Venue: Teatro Municipal Joaquim Benite

Festival:


Low Down

Companhia de Teatro de Almada brings to the stage a collection of 3 short pieces by Eugène Ionesco that show how the Romanian-French playwright’s surreal stories have eerily turned into hyperrealistic snapshots of today’s normalization of insanity.

Review

“For me, comedy is a form of tragedy. It is the opposite of tragedy but tragedy itself at the same time. Comedy is more tragic than tragedy. Tragedy has rules… but comedy has no laws you can follow.” (Eugène Ionesco interviewed by Judith Jasmin in 1961)


Companhia de Teatro de Almada, under the direction of Álvaro Correia, brings to the stage three absurdist short plays by Ionesco — GreetingsThe New Tenant and Delirium for Two — performed by actors André Pardal, Bruno Soares Nogueira, Carla Bolito, Pedro Walter and Teresa Gafeira.

Greetings (in Portuguese Saudações) opens the performance. Three presenters welcome the audience and start an absurdist loop of greetings starting from the simple question “How are you?” This short sketch later helps to transition into The New Tenant and Delirium for Two, which constitute the main narrative blocks of this Ionescan collage.

In The New Tenant, a Tenant arrives in an empty apartment dismissing the chat of a talkative concierge, while arranging an endless flow of furniture. His material possessions slowly flood the stage to the point where he finds himself imprisoned inside a folding screen, shielding him from the outside world.

In Delirium for Two, an unnamed couple loudly argues over whether a snail and a turtle belong to the same species while a war rages outside their apartment. While screaming at each other, the two of them are almost dismissive of the explosions and the occasional exchanges of gunfire that they can hear outside. War is trivialised, becoming the background of a domestic fight which each of the two parties is intent on winning no matter what. The dead bodies piling up on the street outside become a motive of fleeting entertainment, and the fear of being involved in the conflict only becomes real when the couple hear soldiers walking up and down the staircase of their apartment block.

Even a grenade falling into their living room becomes a momentary nuisance that interrupts their discussion, to be carelessly thrown outside their window in order to continue talking about much more important worldly matters.

The directorial choice of putting these two pieces together on the stage works, as they expose from the narrative point of view, two different worlds that can be summarised as introvert and extrovert. In The New Tenant the protagonist is totally alien to what is happening outside and his relationship with the characters that surround him is cold and business-like, with no empathy whatsoever. In Delirium for Two the two lovers weaponise every word they use against each other to win their argument, in a toxic relationship where fighting becomes an existential purpose, both outside and inside their apartment.

The acting is sober, authentic, energetic and the text adheres to the original version.

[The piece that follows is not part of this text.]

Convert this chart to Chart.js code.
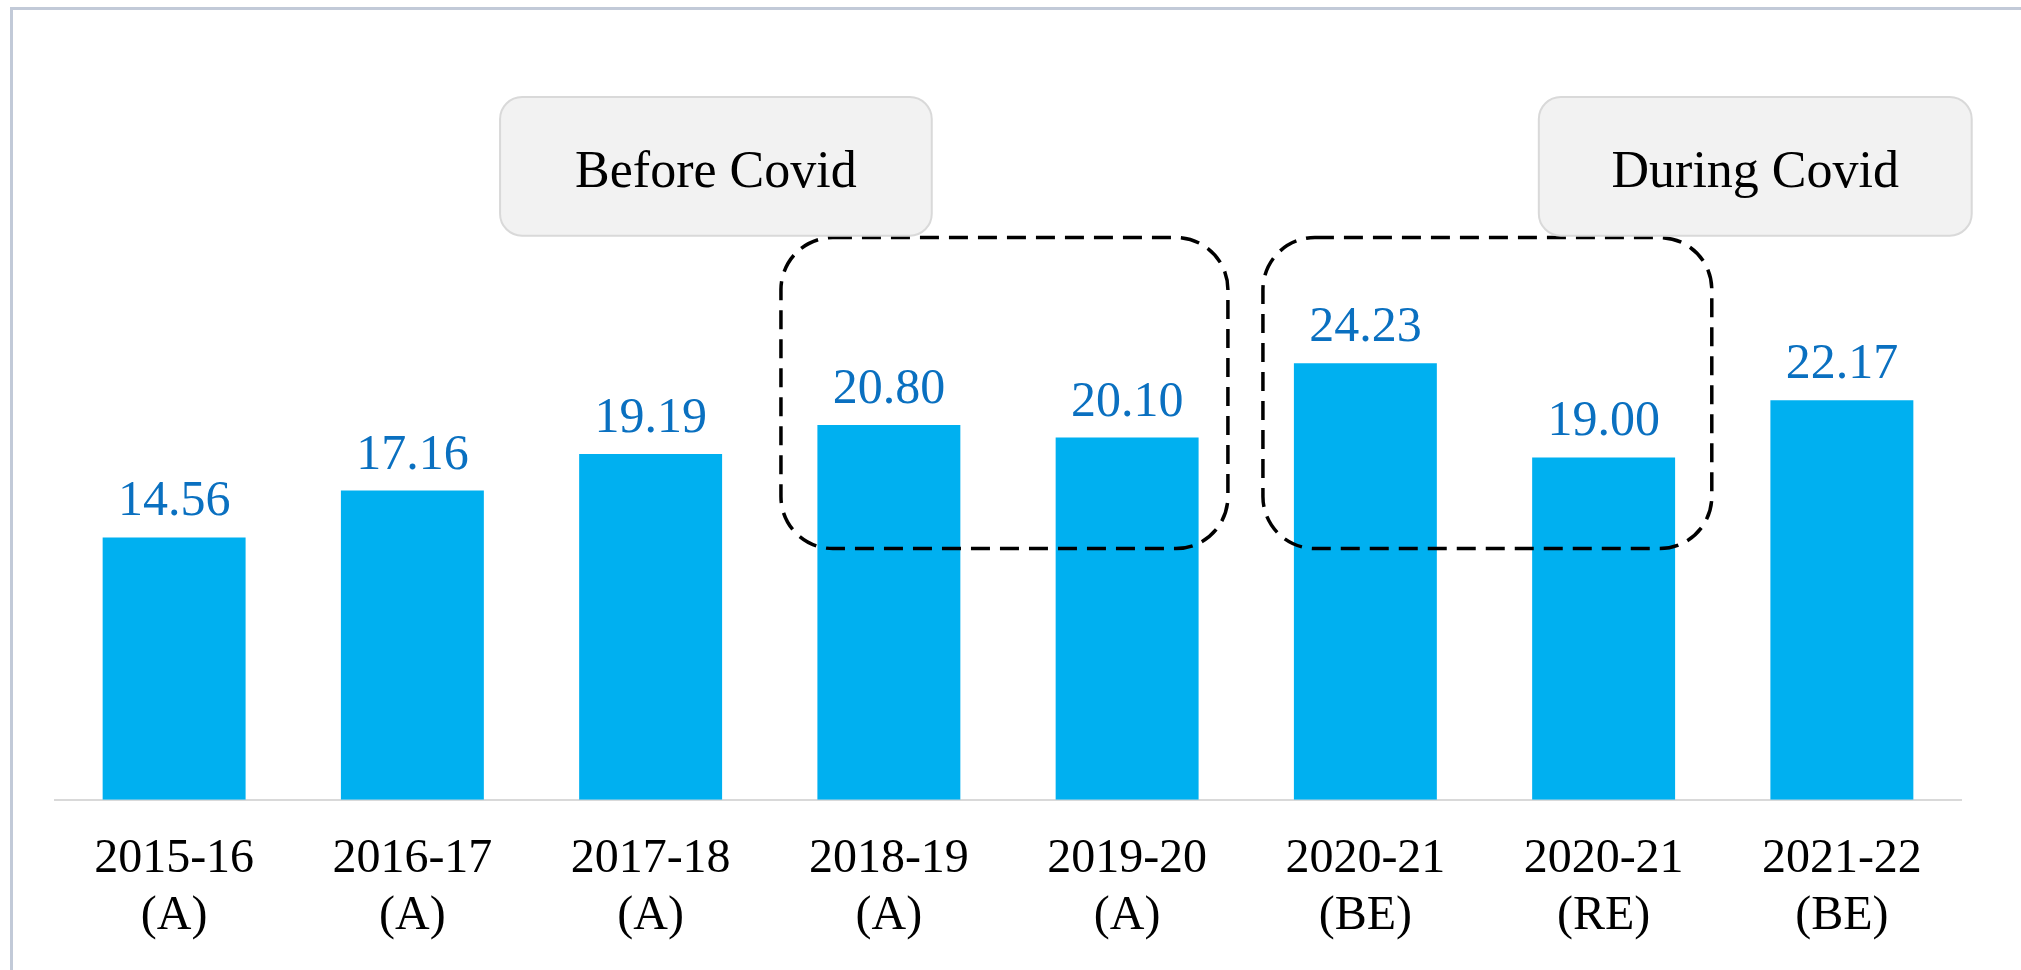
<!DOCTYPE html>
<html>
<head>
<meta charset="utf-8">
<script src="https://cdn.jsdelivr.net/npm/chart.js@4.4.1/dist/chart.umd.min.js"></script>
<style>
  html, body { margin: 0; padding: 0; background: #fff; }
  #wrap { position: relative; width: 2021px; height: 970px; overflow: hidden; }
  #frame { position: absolute; left: 10px; top: 7px; right: -10px; bottom: -10px;
           border-left: 3px solid #c2cad8; border-top: 3px solid #c2cad8; }
  canvas { position: absolute; left: 0; top: 0; }
</style>
</head>
<body>
<div id="wrap">
  <div id="frame"></div>
  <canvas id="chart" width="2021" height="1010"></canvas>
</div>
<script>
// Years and status (A = actual, BE = budget estimate, RE = revised estimate)
const years = ['2015-16', '2016-17', '2017-18', '2018-19', '2019-20', '2020-21', '2020-21', '2021-22'];
const stages = ['(A)', '(A)', '(A)', '(A)', '(A)', '(BE)', '(RE)', '(BE)'];
const values = [14.56, 17.16, 19.19, 20.80, 20.10, 24.23, 19.00, 22.17];

const SERIF = '"Liberation Serif", "DejaVu Serif", serif';

// annotation boxes, in scale units (category index / value)
const dashedBoxes = [
    { x0: 2.547, x1: 4.423, y0: 13.94, y1: 31.2 },
    { x0: 4.57, x1: 6.454, y0: 13.94, y1: 31.2 }
];
const tagBoxes = [
    { text: 'Before Covid', x0: 1.368, x1: 3.18, y0: 31.3, y1: 39.0 },
    { text: 'During Covid', x0: 5.728, x1: 7.545, y0: 31.3, y1: 39.0 }
];

function roundRect(ctx, x, y, w, h, r) {
    ctx.beginPath();
    ctx.moveTo(x + r, y);
    ctx.lineTo(x + w - r, y);
    ctx.arcTo(x + w, y, x + w, y + r, r);
    ctx.lineTo(x + w, y + h - r);
    ctx.arcTo(x + w, y + h, x + w - r, y + h, r);
    ctx.lineTo(x + r, y + h);
    ctx.arcTo(x, y + h, x, y + h - r, r);
    ctx.lineTo(x, y + r);
    ctx.arcTo(x, y, x + r, y, r);
    ctx.closePath();
}

const overlay = {
    id: 'overlay',
    afterDatasetsDraw(chart) {
        const ctx = chart.ctx;
        const xs = chart.scales.x, ys = chart.scales.y;
        const px = v => xs.getPixelForValue(v);
        const py = v => ys.getPixelForValue(v);

        // value labels above bars
        const meta = chart.getDatasetMeta(0);
        ctx.save();
        ctx.fillStyle = '#0a70c0';
        ctx.font = '50px ' + SERIF;
        ctx.textAlign = 'center';
        ctx.textBaseline = 'alphabetic';
        meta.data.forEach((bar, i) => {
            ctx.fillText(values[i].toFixed(2), bar.x, bar.y - 22);
        });
        ctx.restore();

        // dashed group boxes
        ctx.save();
        ctx.strokeStyle = '#000';
        ctx.lineWidth = 3.5;
        ctx.setLineDash([19, 10]);
        dashedBoxes.forEach(b => {
            const x = px(b.x0), y = py(b.y1);
            roundRect(ctx, x, y, px(b.x1) - x, py(b.y0) - y, 52);
            ctx.stroke();
        });
        ctx.restore();

        // grey tags
        ctx.save();
        tagBoxes.forEach(b => {
            const x = px(b.x0), y = py(b.y1);
            const w = px(b.x1) - x, h = py(b.y0) - y;
            roundRect(ctx, x, y, w, h, 22);
            ctx.fillStyle = '#f2f2f2';
            ctx.fill();
            ctx.strokeStyle = '#d9d9d9';
            ctx.lineWidth = 2;
            ctx.stroke();
            ctx.fillStyle = '#000';
            ctx.font = '52px ' + SERIF;
            ctx.textAlign = 'center';
            ctx.textBaseline = 'alphabetic';
            ctx.fillText(b.text, x + w / 2, y + 90);
        });
        ctx.restore();
    }
};

new Chart(document.getElementById('chart'), {
    type: 'bar',
    data: {
        labels: years.map((y, i) => [y, stages[i]]),
        datasets: [{
            data: values,
            backgroundColor: '#00b0f0',
            borderWidth: 0,
            barPercentage: 0.6,
            categoryPercentage: 1.0
        }]
    },
    options: {
        responsive: false,
        animation: false,
        layout: { padding: { left: 55, right: 60, top: 79, bottom: 34 } },
        plugins: { legend: { display: false }, tooltip: { enabled: false } },
        scales: {
            x: {
                grid: { display: false, drawTicks: false },
                border: { display: true, color: '#d9d9d9', width: 2 },
                ticks: {
                    color: '#000',
                    padding: 31,
                    maxRotation: 0,
                    autoSkip: false,
                    font: { family: SERIF, size: 48, lineHeight: 1.19 }
                }
            },
            y: {
                display: false,
                min: 0,
                max: 40
            }
        }
    },
    plugins: [overlay]
});
</script>
</body>
</html>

However, both works feel so modern, compared to the times when Ionesco wrote them (1953 to 1962), that rather than surreal they appear today as eerily hyperreal.

This is because both of them touch themes that have now become so familiar as to normalise their absurdist intent of the times.

The social isolation evoked in The New Tenant can be seen as a metaphor for today’s virtual isolation. One wonders what conversations or stories Ionesco would have created when seeing how pretty much everybody nowadays is immersed in their portable devices. In this perspective, the folding screen within which the New Tenant finds himself imprisoned can be seen as a symbol for the mobile phone screen, which shields us from the uncomfortable experience of talking to strangers in public places, or holding a real conversation with a person.

In particular, in an era where a global pandemic has been followed by a constant stream of wars which may eventually lead to nuclear exchanges or global catastrophe, Delirium for Two really evokes how we have normalised insanity in today’s world.

In this context, Saudações leaves the spectator with the uncomfortable feeling that present reality has now surpassed past fantasy, and acts as a living testimony of the absurdist visionary power of Ionesco’s work.

The more it ages, the more modern it becomes.